Infuse was tested in a multicentre randomised trial called
the BESTT study, the results of which were published by Govender in the Journal
of Bone and Joint Surgery in 2002 (http://www.ncbi.nlm.nih.gov/pubmed/12473698).
The drug (BMP2, Infuse) was placed in a collagen sponge, in two different
doses, and then inserted into open tibia fractures at the time of skin closure
(soon after the injury), to see if the BMP could get the bone to heal more
reliably and quicker. They compared the two doses to a placebo and found that fractures
in the high dose group were more likely to heal, healed faster, and required
less secondary surgery.
The FDA bought it, and surgeons have been buying it ever
since, at about $6,000 a pop. However other (European) approving bodies were a
little more suspicious, and requested more information. The concern was over
aspects of the study that had been raised in various letters to journals,
regarding the discrepancies between the treatment groups. The idea of a
randomised trial is that the treatment groups that you are comparing are all
pretty much the same, except for the thing that you are actually testing. It
turned out that the group with the high dose BMP were much more likely to have
been treated with a reamed intramedullary nail (41%) than the placebo group
(27%). This could have explained the difference in healing rates, and despite
repeated analyses, the skeptics were not placated.

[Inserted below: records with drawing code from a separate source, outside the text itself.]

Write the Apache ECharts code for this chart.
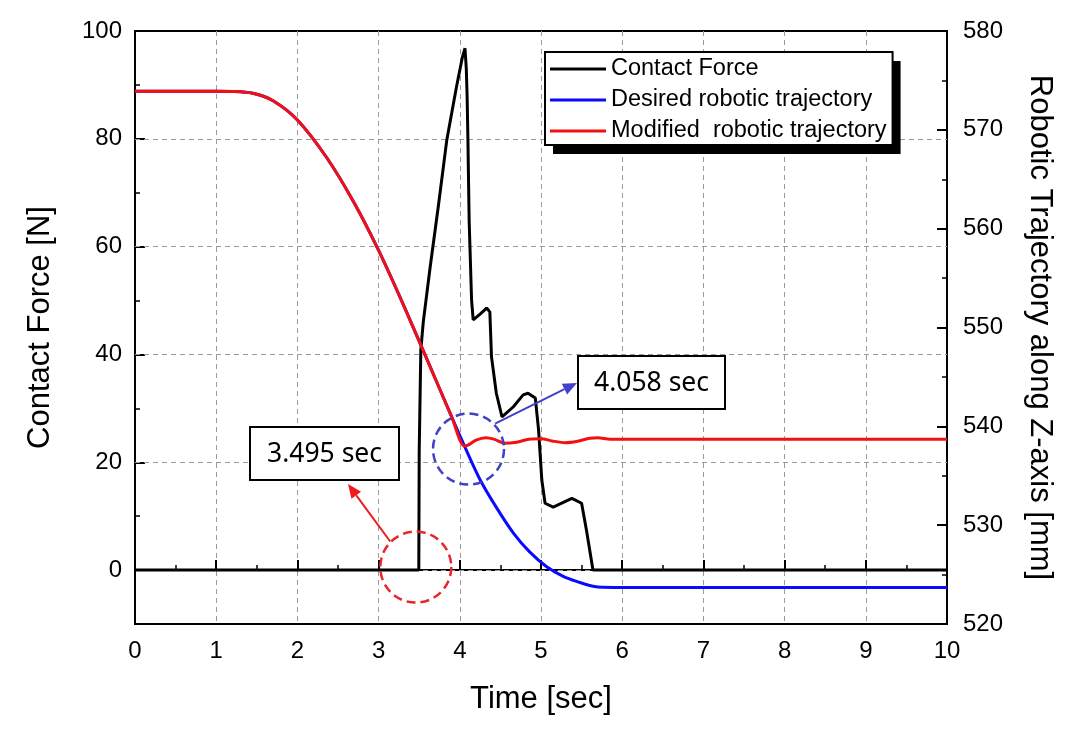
<!DOCTYPE html>
<html><head><meta charset="utf-8">
<script src="https://cdn.jsdelivr.net/npm/echarts@6/dist/echarts.min.js"></script>
<style>html,body{margin:0;padding:0;background:#fff}#c{width:1079px;height:734px}</style>
</head><body><div id="c"></div>
<script>
// ---- data (time [s], value) ----
const seriesNames = ['Contact Force', 'Desired robotic trajectory', 'Modified  robotic trajectory'];
const forceData = [
  [0,0],[3.495,0],[3.50,22],[3.52,40.8],[3.55,46],[3.633,56],[3.74,68],[3.84,79.8],[3.96,89.7],
  [4.03,95],[4.064,96.8],[4.08,93],[4.09,88],[4.10,79.8],[4.115,64.9],[4.145,50.1],[4.165,46.4],
  [4.25,47.5],[4.33,48.6],[4.37,47.9],[4.39,39.6],[4.45,32.8],[4.52,28.4],[4.66,30.3],[4.78,32.5],
  [4.84,32.8],[4.93,31.9],[4.97,26],[5.01,16.7],[5.05,12.4],[5.15,11.7],[5.38,13.3],[5.50,12.4],
  [5.56,7.4],[5.64,0],[10,0]
];
const trajectoryShared = [
  [0,573.9],[1.0,573.9],[1.2,573.88],[1.45,573.7],[1.7,572.95],[2.0,571.0],[2.36,567.2],
  [2.7,562.6],[3.0,557.8],[3.3,552.4],[3.6,546.7],[3.9,540.95],[4.058,538.0]
];
const desiredTail = [
  [4.25,534.6],[4.45,531.8],[4.66,529.2],[4.86,527.3],[5.07,525.8],[5.28,524.8],[5.48,524.2],
  [5.6,523.9],[5.7,523.75],[6.0,523.7],[10,523.7]
];
const modifiedTail = [
  [4.1,538.1],[4.2,538.6],[4.32,538.85],[4.42,538.7],[4.55,538.3],[4.7,538.4],[4.85,538.7],
  [5.0,538.75],[5.15,538.5],[5.3,538.35],[5.45,538.5],[5.6,538.8],[5.7,538.85],[5.85,538.7],[10,538.7]
];
const leftLabelValues = [0,20,40,60,80,100];
const leftMinorTicks = [10,30,50,70,90];
const leftGridValues = [0,20,40,60,80];
const eventTimes = [3.495, 4.058];
const eventLabels = ['3.495 sec', '4.058 sec'];

const FONT = "'Liberation Sans', Arial, sans-serif";
const chart = echarts.init(document.getElementById('c'), null, {renderer:'canvas'});

const legendBase = {
  orient:'vertical', icon:'rect', itemWidth:56, itemHeight:3, itemGap:7,
  padding:[5,6,2,5], selectedMode:false,
  textStyle:{fontFamily:FONT, fontSize:23.5, color:'#000', lineHeight:23},
  data: seriesNames
};

const option = {
  animation: false,
  backgroundColor: '#fff',
  grid: {left:135, right:132, top:31, bottom:110, show:true, borderColor:'#000', borderWidth:2, backgroundColor:'transparent'},
  legend: [
    Object.assign({}, legendBase, {
      left:553, top:61, z:3, backgroundColor:'#000', borderWidth:0,
      textStyle:Object.assign({}, legendBase.textStyle, {color:'rgba(0,0,0,0)'})
    }),
    Object.assign({}, legendBase, {
      left:545, top:52, z:6, backgroundColor:'#fff', borderColor:'#000', borderWidth:2
    })
  ],
  xAxis: {
    type:'value', min:0, max:10, interval:1,
    name:'Time [sec]', nameLocation:'middle', nameGap:60,
    nameTextStyle:{fontFamily:FONT, fontSize:31, color:'#000'},
    axisLine:{lineStyle:{color:'#000', width:2}},
    axisTick:{inside:true, length:10, lineStyle:{color:'#000', width:2}},
    minorTick:{show:true, splitNumber:2, length:5, lineStyle:{color:'#000', width:1.5}},
    splitLine:{show:true, lineStyle:{color:'#9a9a9a', type:[5,4], width:1}},
    axisLabel:{fontFamily:FONT, fontSize:24, color:'#000', margin:15}
  },
  yAxis: [
    {
      type:'value', min:-10, max:100, interval:10, position:'left',
      name:'Contact Force [N]', nameLocation:'middle', nameGap:79, nameRotate:90,
      nameTextStyle:{fontFamily:FONT, fontSize:31, color:'#000'},
      axisLine:{show:true, lineStyle:{color:'#000', width:2}},
      axisTick:{show:true, inside:true, length:10, customValues:leftLabelValues, lineStyle:{color:'#000', width:2}},
      axisLabel:{fontFamily:FONT, fontSize:24, color:'#000', margin:13, customValues:leftLabelValues},
      splitLine:{show:false}
    },
    {
      type:'value', min:520, max:580, interval:10, position:'right',
      name:'Robotic Trajectory along Z-axis [mm]', nameLocation:'middle', nameGap:77, nameRotate:-90,
      nameTextStyle:{fontFamily:FONT, fontSize:31, color:'#000'},
      axisLine:{show:true, lineStyle:{color:'#000', width:2}},
      axisTick:{show:true, inside:true, length:10, lineStyle:{color:'#000', width:2}},
      minorTick:{show:true, splitNumber:2, length:5, lineStyle:{color:'#000', width:1.5}},
      axisLabel:{fontFamily:FONT, fontSize:24, color:'#000', margin:16},
      splitLine:{show:false}
    },
    {
      type:'value', min:-10, max:100, interval:10, position:'left',
      axisLine:{show:false},
      axisTick:{show:true, inside:true, length:5, customValues:leftMinorTicks, lineStyle:{color:'#000', width:1.5}},
      axisLabel:{show:false}, splitLine:{show:false}
    }
  ],
  series: [
    {
      name:'grid', type:'line', data:[], xAxisIndex:0, yAxisIndex:0, silent:true, z:1,
      markLine:{silent:true, symbol:'none', z:1, label:{show:false},
        lineStyle:{color:'#9a9a9a', type:[5,4], width:1},
        data: leftGridValues.map(v => ({yAxis:v}))}
    },
    {
      name:seriesNames[0], type:'line', xAxisIndex:0, yAxisIndex:0, data:forceData,
      showSymbol:false, symbol:'none', z:3,
      lineStyle:{color:'#000', width:3}, itemStyle:{color:'#000'}
    },
    {
      name:seriesNames[1], type:'line', xAxisIndex:0, yAxisIndex:1,
      data: trajectoryShared.concat(desiredTail), smooth:0.3,
      showSymbol:false, symbol:'none', z:4,
      lineStyle:{color:'#0a0aff', width:3}, itemStyle:{color:'#0a0aff'}
    },
    {
      name:seriesNames[2], type:'line', xAxisIndex:0, yAxisIndex:1,
      data: trajectoryShared.concat(modifiedTail), smooth:0.3,
      showSymbol:false, symbol:'none', z:5,
      lineStyle:{color:'#f21010', width:3}, itemStyle:{color:'#f21010'}
    }
  ]
};
chart.setOption(option);

// ---- annotations ----
function arrow(x1, y1, x2, y2, color) {
  const ang = Math.atan2(y2 - y1, x2 - x1);
  const hl = 14, hw = 6;
  const bx = x2 - hl * Math.cos(ang), by = y2 - hl * Math.sin(ang);
  const nx = -Math.sin(ang), ny = Math.cos(ang);
  return [
    {type:'line', z:100, shape:{x1:x1, y1:y1, x2:bx, y2:by}, style:{stroke:color, lineWidth:2}},
    {type:'polygon', z:100, shape:{points:[[x2,y2],[bx+nx*hw, by+ny*hw],[bx-nx*hw, by-ny*hw]]}, style:{fill:color}}
  ];
}
const endMod = trajectoryShared[trajectoryShared.length - 1][1];
const pRed = chart.convertToPixel({xAxisIndex:0, yAxisIndex:0}, [eventTimes[0], 0]);
const pBlue = chart.convertToPixel({xAxisIndex:0, yAxisIndex:1}, [eventTimes[1], endMod]);
const rc = [pRed[0] - 3, pRed[1] - 3], bc = [pBlue[0] + 4, pBlue[1] + 3];
const R = 35.5;
const redCol = '#e8262b', blueCol = '#4040c8';
const graphics = [
  {type:'circle', z:100, shape:{cx:rc[0], cy:rc[1], r:R}, style:{fill:'none', stroke:redCol, lineWidth:2.5, lineDash:[9,5]}},
  {type:'circle', z:100, shape:{cx:bc[0], cy:bc[1], r:R}, style:{fill:'none', stroke:blueCol, lineWidth:2.5, lineDash:[9,5]}},
  {type:'rect', z:100, shape:{x:250, y:427, width:149, height:53}, style:{fill:'#fff', stroke:'#000', lineWidth:2}},
  {type:'text', z:101, x:324.5, y:454, style:{text:eventLabels[0], font:"26.5px 'Noto Sans', sans-serif", fill:'#000', align:'center', verticalAlign:'middle'}},
  {type:'rect', z:100, shape:{x:578, y:356, width:147, height:53}, style:{fill:'#fff', stroke:'#000', lineWidth:2}},
  {type:'text', z:101, x:651.5, y:383, style:{text:eventLabels[1], font:"26.5px 'Noto Sans', sans-serif", fill:'#000', align:'center', verticalAlign:'middle'}}
];
const aRed = arrow(rc[0] - R*0.72, rc[1] - R*0.72, 348, 484, '#ee1c1c');
const aBlue = arrow(bc[0] + R*0.75, bc[1] - R*0.72, 577, 383, blueCol);
chart.setOption({graphic: graphics.concat(aRed, aBlue)});
</script>
</body></html>
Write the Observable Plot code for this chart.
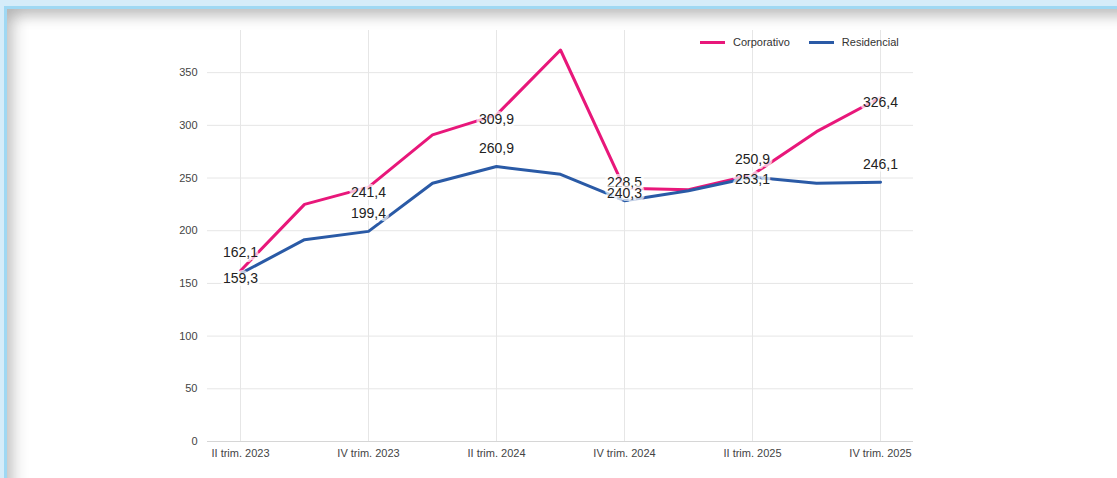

Govender, to his credit, did another similar study comparing
a high dose group to placebo, and used reamed intramedullary nails in all
patients (http://www.ncbi.nlm.nih.gov/pubmed/21454742). There was no difference
in the rates of healing at 20 weeks (68% vs 67%) or in the rates of secondary
surgery (12% in both groups), but the infection rates was higher in the BMP
group (19% vs 11%). Now, I will admit that the difference in infection rate was
probably due to sticking collagen in an open fracture (rather than the BMP), but
you will have to admit that the BMP didn’t help the healing much.
Those studies were in fresh fractures. Before that, BMP7
(OP-1) had already been approved for the treatment of non-union of the tibia
(where the bone hasn’t healed after a long time). This is based on a randomised
trial of 124 patients by Friedlaender (http://www.ncbi.nlm.nih.gov/pubmed/11314793)
that compared OP-1 to autologous bone graft (taking bone from the patient’s
hip). The union rate after the surgery was not statistically different between
the two groups. The conclusion was that OP-1 is as good as autologous bone
graft, but I disagree. You always have to be a little wary when there is no
placebo group, and when there are “cointerventions”. The patients in this study
were mainly treated with reamed intramedullary nails (the same things that
probably did the healing in the Infuse studies above), and the bone graft or
BMP was given on top of that treatment. So this leads to the question: What would
have happened if they hadn’t had the BMP or the bone graft, and only had the
reamed intramedullary nail? Well, what we can tell from several case series of
tibial non-unions, is: pretty well. Probably better than the BMP group (75%
union), because that number is on the lower end of the scale.
I know that it is difficult comparing a case series from one
place, to a trial from another, but you will have to admit that this study did
not tell us that using OP-1 was better than NOT using OP-1.
We have used BMP only once in about 10 years in our
institution, and I am pleased to see that it is losing favour in other places,
but for the average surgeon in the community, it is still being used because it
doesn’t cost them or the patient anything (not directly, anyway) and it might work.
At least it doesn’t do any harm, right? Well you might have
to ask the spine surgeons about that. They have been using it in the spine,
often “off label”, and have noticed a few problems. This study (http://www.ncbi.nlm.nih.gov/pubmed/21304362)
looks at a few trends, but the number of papers out there reporting problems is
considerable, and I notice on the internet that the lawyers are now getting in on
the act.
Addit 17 Dec 2013: Another trial reporting no advantage from BMP in acute tibia fractures.
Addit 17 Dec 2013: Another trial reporting no advantage from BMP in acute tibia fractures.